> STATED GOAL:
Extract the lines from the start through the line that holds "import pandas as pd", both included, omitting all images.
# Start of DATA TO PROCESS
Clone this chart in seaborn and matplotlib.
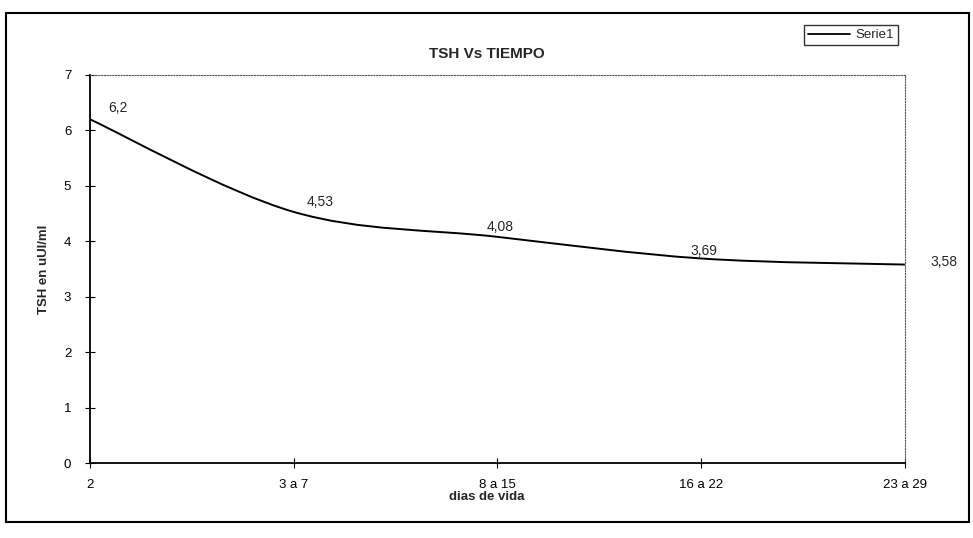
import matplotlib
matplotlib.use("Agg")
import matplotlib.pyplot as plt
from matplotlib.path import Path
from matplotlib.patches import PathPatch
from matplotlib.lines import Line2D
import seaborn as sns
import pandas as pd

categories = ["2", "3 a 7", "8 a 15", "16 a 22", "23 a 29"]
values = [6.2, 4.53, 4.08, 3.69, 3.58]
value_labels = ["6,2", "4,53", "4,08", "3,69", "3,58"]
y_ticks = [0, 1, 2, 3, 4, 5, 6, 7]

sns.set_theme(style="white")
plt.rcParams['font.family'] = ['Liberation Sans', 'DejaVu Sans']

df = pd.DataFrame({"pos": list(range(len(categories))), "TSH": values})

fig = plt.figure(figsize=(9.73, 5.38), dpi=100)
ax = fig.add_axes([0.0925, 0.1394, 0.8375, 0.7212])

# seaborn sets up the scales/axes from the data; the visible line is a smoothed
# rendering (Excel-style Catmull-Rom Bezier) through the same data points
sns.lineplot(data=df, x="pos", y="TSH", color="black", linewidth=0, ax=ax, legend=False)

pts = list(zip(df["pos"], df["TSH"]))
verts = [pts[0]]
codes = [Path.MOVETO]
n = len(pts)
for i in range(n - 1):
    p0 = pts[i - 1] if i > 0 else pts[i]
    p1 = pts[i]
    p2 = pts[i + 1]
    p3 = pts[i + 2] if i + 2 < n else pts[i + 1]
    c1 = (p1[0] + (p2[0] - p0[0]) / 6, p1[1] + (p2[1] - p0[1]) / 6)
    c2 = (p2[0] - (p3[0] - p1[0]) / 6, p2[1] - (p3[1] - p1[1]) / 6)
    verts += [c1, c2, p2]
    codes += [Path.CURVE4] * 3
ax.add_patch(PathPatch(Path(verts, codes), facecolor="none", edgecolor="black", linewidth=1.4))

ax.set_xlim(0, len(categories) - 1)
ax.set_ylim(0, 7)
ax.set_xticks(range(len(categories)))
ax.set_xticklabels(categories, fontsize=9.5)
ax.set_yticks(y_ticks)
ax.set_yticklabels([str(t) for t in y_ticks], fontsize=9.5)
ax.tick_params(axis="both", direction="inout", length=7, width=0.8, colors="black",
               bottom=True, left=True)
ax.tick_params(axis="x", pad=8)
ax.tick_params(axis="y", pad=10)
ax.set_xlabel("")
ax.set_ylabel("")

for side in ["left", "bottom"]:
    ax.spines[side].set_color("black")
    ax.spines[side].set_linewidth(1.3)
for side in ["top", "right"]:
    ax.spines[side].set_color("#555555")
    ax.spines[side].set_linewidth(0.8)
    ax.spines[side].set_linestyle((0, (1, 1.5)))

offsets = [(20, 3), (19, 2), (2, 2), (2, 0), (28, -3)]
for i, (v, lab) in enumerate(zip(values, value_labels)):
    ax.annotate(lab, (i, v), xytext=offsets[i], textcoords="offset points",
                ha="center", va="bottom", fontsize=10, annotation_clip=False)

fig.text(0.5, 0.077, "dias de vida", ha="center", va="center", fontsize=9.5, fontweight="bold")
fig.text(0.045, 0.5, "TSH en uUI/ml", ha="center", va="center", rotation=90,
         fontsize=9.5, fontweight="bold")
fig.text(0.5, 0.900, "TSH Vs TIEMPO", ha="center", va="center", fontsize=11, fontweight="bold")

handle = Line2D([], [], color="black", linewidth=1.3)
leg = ax.legend([handle], ["Serie1"], loc="center", bbox_to_anchor=(0.934, 1.103), frameon=True,
                fontsize=9.5, handlelength=3.2, handletextpad=0.4, borderpad=0.3, fancybox=False)
leg.get_frame().set_edgecolor("black")
leg.get_frame().set_linewidth(1.0)

fig.patches.append(plt.Rectangle((0.006, 0.03), 0.99, 0.945, transform=fig.transFigure,
                                 fill=False, edgecolor="black", linewidth=1.5))

fig.savefig("out.png", dpi=100)
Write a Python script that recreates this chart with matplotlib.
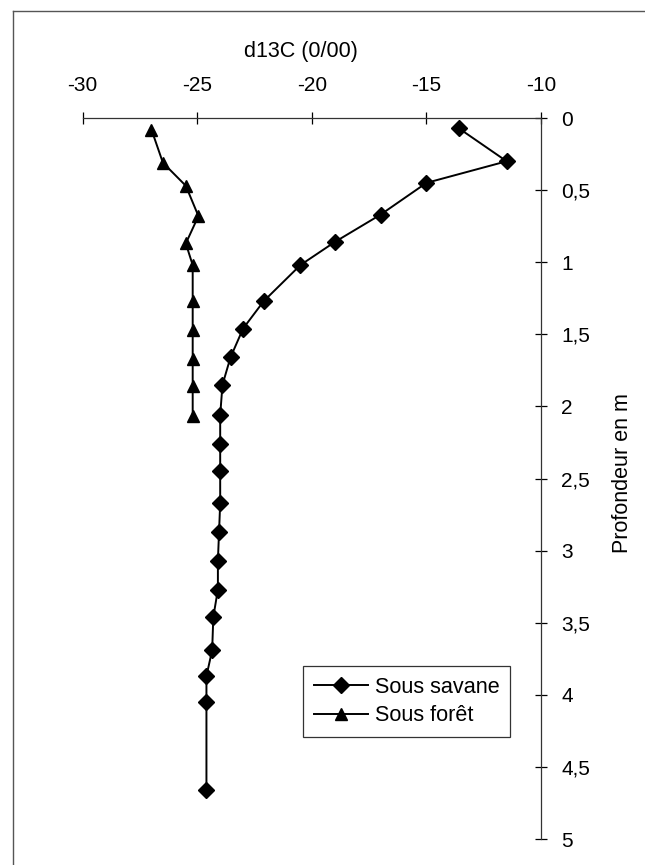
import matplotlib
matplotlib.use("Agg")
import matplotlib.pyplot as plt
from matplotlib.lines import Line2D

plt.rcParams['font.family'] = ['Liberation Sans', 'DejaVu Sans']

# profondeur (m) et d13C (0/00)
prof_savane = [0.07, 0.30, 0.45, 0.67, 0.86, 1.02, 1.27, 1.46, 1.66, 1.85, 2.06,
               2.26, 2.45, 2.67, 2.87, 3.07, 3.27, 3.46, 3.69, 3.87, 4.05, 4.66]
d13c_savane = [-13.6, -11.5, -15.0, -17.0, -19.0, -20.5, -22.1, -23.0, -23.55, -23.9, -24.0,
               -24.0, -24.0, -24.0, -24.05, -24.1, -24.1, -24.3, -24.35, -24.6, -24.6, -24.6]

prof_foret = [0.08, 0.31, 0.47, 0.68, 0.87, 1.02, 1.27, 1.47, 1.67, 1.86, 2.07]
d13c_foret = [-27.0, -26.5, -25.5, -24.95, -25.5, -25.2, -25.2, -25.2, -25.2, -25.2, -25.2]

xticks = [-30, -25, -20, -15, -10]
yticks = [0, 0.5, 1, 1.5, 2, 2.5, 3, 3.5, 4, 4.5, 5]
ylabels = [str(v).replace('.', ',') for v in yticks]

fig = plt.figure(figsize=(6.45, 8.65), dpi=100)
ax = fig.add_axes([82.7 / 645, 1 - 839 / 865, (541 - 82.7) / 645, (839 - 118) / 865])

ax.plot(d13c_savane, prof_savane, color='black', lw=1.4, marker='D', markersize=8,
        label='Sous savane')
ax.plot(d13c_foret, prof_foret, color='black', lw=1.4, marker='^', markersize=9,
        label='Sous forêt')

ax.set_xlim(-30, -10)
ax.set_ylim(5, 0)

for s in ['left', 'bottom']:
    ax.spines[s].set_visible(False)
for s in ['top', 'right']:
    ax.spines[s].set_linewidth(0.9)
    ax.spines[s].set_color('#333333')

ax.xaxis.tick_top()
ax.xaxis.set_label_position('top')
ax.yaxis.tick_right()
ax.yaxis.set_label_position('right')
ax.set_xticks(xticks)
ax.set_xticklabels([str(v) for v in xticks])
ax.set_yticks(yticks)
ax.set_yticklabels(ylabels)
ax.tick_params(axis='x', direction='inout', length=9, width=0.9, pad=12, labelsize=15)
ax.tick_params(axis='y', direction='inout', length=9, width=0.9, pad=10, labelsize=15)

ax.set_xlabel('d13C (0/00)', fontsize=15.5)
ax.xaxis.set_label_coords(0.477, 1.084)
ax.set_ylabel('Profondeur en m', fontsize=15.5)
ax.yaxis.set_label_coords(1.155, 0.507)

leg = ax.legend(loc='lower left', bbox_to_anchor=(0.481, 0.1415), borderaxespad=0,
                fontsize=15.6, fancybox=False, frameon=True, handlelength=2.5,
                handletextpad=0.3, borderpad=0.5, labelspacing=0.34)
leg.get_frame().set_edgecolor('black')
leg.get_frame().set_linewidth(0.9)

# cadre de la figure (bord gauche et haut)
fig.add_artist(Line2D([13 / 645, 13 / 645], [0, 1 - 11 / 865], color='#555555', lw=1))
fig.add_artist(Line2D([13 / 645, 1], [1 - 11 / 865, 1 - 11 / 865], color='#555555', lw=1))

fig.savefig('out.png', dpi=100)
# End of DATA TO PROCESS
> THE REPLY:
Clone this chart in seaborn and matplotlib.
import matplotlib
matplotlib.use("Agg")
import matplotlib.pyplot as plt
from matplotlib.path import Path
from matplotlib.patches import PathPatch
from matplotlib.lines import Line2D
import seaborn as sns
import pandas as pd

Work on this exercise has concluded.